Point to note here about Automation - we have never explained this to the customer. This requires a lot of effort to explain the focus and boundaries of automation and the idea of and need for exploratory testing.

The Testing team’s company (if outsourced), the team and everyone has to take the responsibility to understand what Automated Tests actually do and then agree on how to cover the review and verification needs.

This should start right from the time when bid discussions begin.

Why do we see a difference between testing as a craft vs what happens in reality?

The reality is culture-based and can’t be changed overnight. The product needs to be shipped every week.

We have to state the importance of critical thinking, analysing power, solution-based mindset, user-based thinking, the craft, the risks.

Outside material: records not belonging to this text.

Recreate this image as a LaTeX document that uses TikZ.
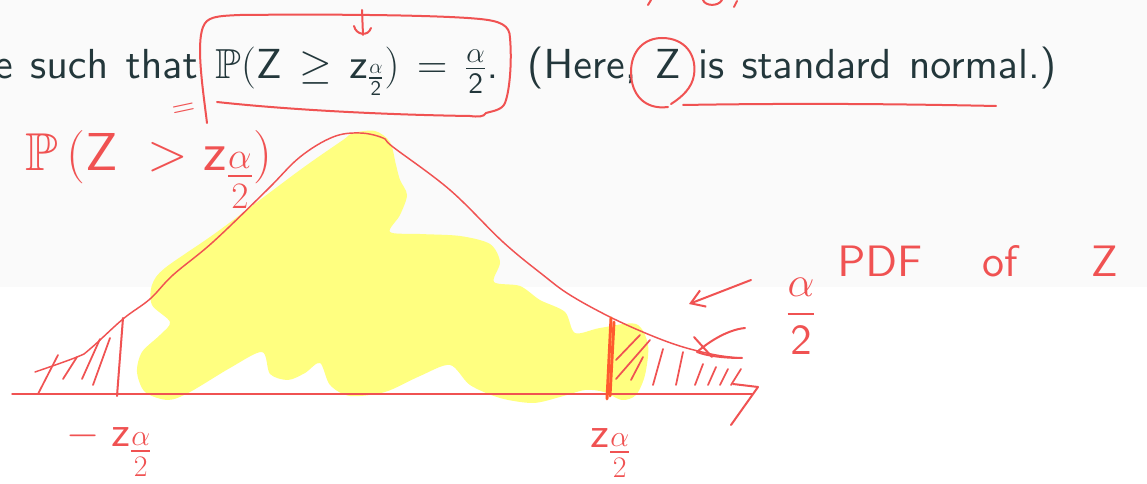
\RequirePackage{fix-cm}
\documentclass[tikz,border=0pt]{standalone}
\usepackage[OT1]{fontenc}
\usepackage{amsmath}
\usepackage{amssymb}
\usepackage{xcolor}
\usetikzlibrary{arrows.meta, positioning, calc}
\definecolor{slidebg}{HTML}{FAFAFA}
\definecolor{slidetext}{HTML}{23373B}
\definecolor{inkred}{HTML}{F05252}
\definecolor{inkorange}{HTML}{FF5A2E}
\definecolor{marker}{HTML}{FFFF80}
% one design size of the sans, scaled freely
\DeclareFontFamily{OT1}{cmssten}{}
\DeclareFontShape{OT1}{cmssten}{m}{n}{<->cmss10}{}
\renewcommand{\sfdefault}{cmssten}
\DeclareMathAlphabet{\mathsf}{OT1}{cmssten}{m}{n}

\begin{document}
\begin{tikzpicture}[
  x=0.75pt, y=-0.75pt,
  ink/.style={draw=inkred, line width=1.5pt, line cap=round, line join=round},
  curveink/.style={draw=inkred, line width=1.1pt, line cap=round},
  hatch/.style={draw=inkred, line width=1.3pt, line cap=round},
  cutline/.style={draw=inkorange, line width=2.2pt, line cap=round},
  hilite/.style={fill=marker},
  slide/.style={font=\fontsize{31.5}{38}\selectfont\sffamily,
    text=slidetext, inner sep=0pt},
  hand/.style={font=\fontsize{32}{38}\selectfont\sffamily,
    text=inkred, inner sep=0pt},
  handarrow/.style={ink, -{Straight Barb[length=10pt, width=13pt]}},
]
  %% Slide background
  \fill[white] (0,0) rectangle (1147,484);
  \fill[slidebg] (0,0) rectangle (1147,287);
  \useasboundingbox (0,0) rectangle (1147,484);

  %% ─── HIGHLIGHTER ─────────────────────────────────────────────────────
  \fill[hilite] plot[smooth cycle, tension=0.5] coordinates {
    (353,133) (375,131) (390,142) (396,165) (400,180) (407,195) (400,215)
    (390,232) (420,234) (460,236) (490,244) (500,262) (494,282) (520,286)
    (540,300) (565,312) (575,333) (600,328) (636,324) (648,345) (645,375)
    (636,395) (622,400) (604,392) (585,390) (560,397) (533,403) (500,398)
    (470,385) (450,365) (420,376) (385,392) (350,396) (330,385) (320,363)
    (305,373) (288,380) (270,374) (262,352) (230,368) (190,392) (168,400)
    (145,392) (137,372) (142,352) (160,335) (170,322) (152,305) (152,285)
    (165,268) (217,232) (300,170) (343,140)};

  %% ─── SLIDE TEXT ──────────────────────────────────────────────────────
  \node[slide, anchor=base east] (sentence) at (1057,79)
    {\makebox[797pt][s]{e such that
     $\mathbb{P}(\mathsf{Z} \geq \mathsf{z}_{\frac{\alpha}{\mathsf{2}}})
     = \frac{\alpha}{\mathsf{2}}$. (Here, $\mathsf{Z}$ is standard normal.)}};

  %% ─── MARKS ON THE SENTENCE ───────────────────────────────────────────
  % box round the probability
  \draw[ink] (207,123) .. controls (203,90) and (196,45) .. (203,27)
    .. controls (207,17) and (215,16) .. (240,15)
    .. controls (330,14) and (440,15) .. (480,19)
    .. controls (500,21) and (510,25) .. (510,38)
    .. controls (512,60) and (510,90) .. (505,103)
    .. controls (502,110) and (493,111) .. (486,113)
    .. controls (484,117) and (478,117) .. (470,116)
    .. controls (400,115) and (300,111) .. (217,102);
  \draw[ink] (362,10) -- (363,35);
  \draw[ink] (354,26) .. controls (356,35) and (368,37) .. (371,28);
  % ring round Z and underline
  \draw[ink] (668,107) .. controls (645,110) and (631,95) .. (631,72)
    .. controls (631,50) and (645,38) .. (662,38)
    .. controls (685,38) and (697,55) .. (694,75)
    .. controls (692,88) and (682,97) .. (671,104);
  \draw[ink] (683,105) .. controls (800,103) and (900,104) .. (996,106);
  % cut-off strokes at the top edge
  \draw[ink] (651,0) -- (648,5);
  \draw[ink] (703,0) .. controls (705,6) and (718,7) .. (722,0);
  \draw[ink] (737,1) -- (734,7);

  \node[hand, font=\fontsize{24}{28}\selectfont, rotate=12] (eqmark)
    at (184,111) {=};
  \node[hand, font=\fontsize{40}{46}\selectfont\sffamily, anchor=base west]
    (tailprob) at (25,171)
    {$\mathbb{P}\,(\mathsf{Z}\;>\mathsf{z}_{\textstyle\frac{\alpha}{2}})$};

  %% ─── DENSITY ─────────────────────────────────────────────────────────
  \draw[curveink] plot[smooth, tension=0.6] coordinates {
    (35,372) (77,357) (90,349) (123,319) (150,299) (173,275) (213,242)
    (267,190) (300,157) (333,137) (360,133) (383,138) (393,147) (450,190)
    (503,242) (543,275) (570,295) (610,317) (650,335) (683,347) (716,355)
    (740,358)};

  % axis
  \draw[curveink] (12,394) -- (752,394);
  \draw[ink] (733,384) -- (758,387) -- (731,425);

  % left tail
  \draw[ink] (123,318) -- (117,396);
  \foreach \xa/\ya/\xb/\yb in {58/355/38/394, 77/357/63/379,
      100/339/82/379, 110/338/93/385}
    \draw[hatch] (\xa,\ya) -- (\xb,\yb);

  % right tail
  \draw[cutline] (611,318) -- (607,399);
  \draw[cutline] (614,322) -- (610,396);
  \foreach \xa/\ya/\xb/\yb in {640/335/616/360, 650/340/616/379,
      643/357/631/380, 663/349/653/385, 683/352/676/385, 703/364/695/385,
      716/367/708/385, 728/369/720/385, 741/369/731/385}
    \draw[hatch] (\xa,\ya) -- (\xb,\yb);
  \draw[ink] (745,328) .. controls (725,330) and (705,345) .. (697,352)
    .. controls (710,357) and (730,358) .. (742,358);
  \draw[ink] (694,337) -- (712,357);

  %% ─── LABELS ──────────────────────────────────────────────────────────
  \node[hand, font=\fontsize{33}{40}\selectfont\sffamily, anchor=base west]
    (pdf) at (837,277) {PDF\hspace{45pt}of\hspace{55pt}Z};
  \coordinate (pdftail) at (751,280);
  \coordinate (pdfhead) at (689,304);
  \draw[handarrow] (pdftail) -- (pdfhead);

  \node[hand] (tailarea)
    at (801,316) {$\displaystyle\frac{\alpha}{\mathsf{2}}$};
  \node[hand, anchor=base west] (lowcut) at (66,447)
    {$-\;\mathsf{z}_{\textstyle\frac{\alpha}{2}}$};
  \node[hand, anchor=base west] (upcut) at (590,448)
    {$\mathsf{z}_{\textstyle\frac{\alpha}{2}}$};
\end{tikzpicture}
\end{document}
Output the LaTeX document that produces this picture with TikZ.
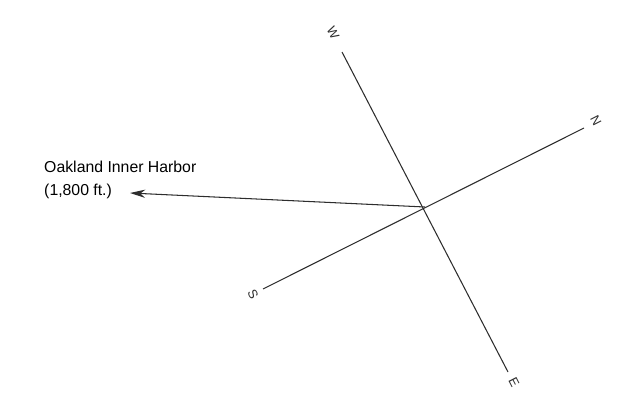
\documentclass[tikz,border=0pt]{standalone}
\usepackage{fontspec}
\setmainfont{Liberation Sans}
\usetikzlibrary{positioning,arrows.meta}
\definecolor{InkGray}{RGB}{45,45,45}

\begin{document}
\begin{tikzpicture}[
x=0.03cm, y=-0.03cm,
font=\fontsize{13.5}{19}\selectfont,
axis/.style={draw=InkGray, line width=0.9pt},
arr/.style={-{Stealth[length=13pt,width=7pt]}, line width=0.9pt, draw=InkGray},
dirlabel/.style={inner sep=1pt, rotate=-63, text=InkGray, font=\fontsize{11}{12}\selectfont},
harbor/.style={align=left, anchor=west, inner sep=0pt, text=black}
]
\useasboundingbox (0,0) rectangle (621,392);
\coordinate (ctr) at (425,207);
\coordinate (wend) at (342,52);
\coordinate (eend) at (508,372);
\coordinate (nend) at (584,128);
\coordinate (send) at (263,289);

\node[dirlabel] (wlbl) at (333,33) {W};
\node[dirlabel] (elbl) at (514,382) {E};
\node[dirlabel] (nlbl) at (596,121) {N};
\node[dirlabel] (slbl) at (253,294) {S};
\node[harbor] (oak) at (44,180) {Oakland Inner Harbor\\(1,800 ft.)};
\coordinate (tip) at (130,193);

\draw[axis] (wend) -- (eend);
\draw[axis] (send) -- (nend);
\draw[arr] (ctr) -- (tip);
\end{tikzpicture}
\end{document}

How do we embed the testing as a craft knowledge while being pragmatic :

This will require support from higher management who understand testing as critical thinking and not as just “100% automation”. In the meantime,

  1. Set aside time for exploring & experimenting with the product.
  2. Then add the notes/bugs/ideas from the exploratory session to the automation suite.
  3. Add the expected analytics/events (UI, workflow) in the user story Acceptance Criteria.
  4. Set aside some time to look at the production logs for any error you can recreate and which the team can fix.
  5. Raise the risk when you see it.
  6. Test the app as a user will test.
  7. Add the user experience as test cases/tests ideas.
  8. Keep a test/verification suite which can’t really be automated but necessary as part of the regression. E.g. mobile app - backgrounding, switching, full RAM, full ROM, specific 3rd party libraries, etc.
  9. See if those error messages make sense when you read it. As a user, will it give you enough indications on what has gone wrong?
  10. Figure out how to be part of requirement discussions and try to prevent the issues before they get developed as per your experience. Yes, this is easier said than done. People and culture are both a larger part of the problem. But if understood and wielded well, they can also be the most effective tools you could use to make good happen.

Conferences are reminders of what ‘Good’ looks like. In the future, we should avoid criticising devs, the limitation of automation etc and start focussing more on scenarios and solutions that would be best suited for the community and for the clients.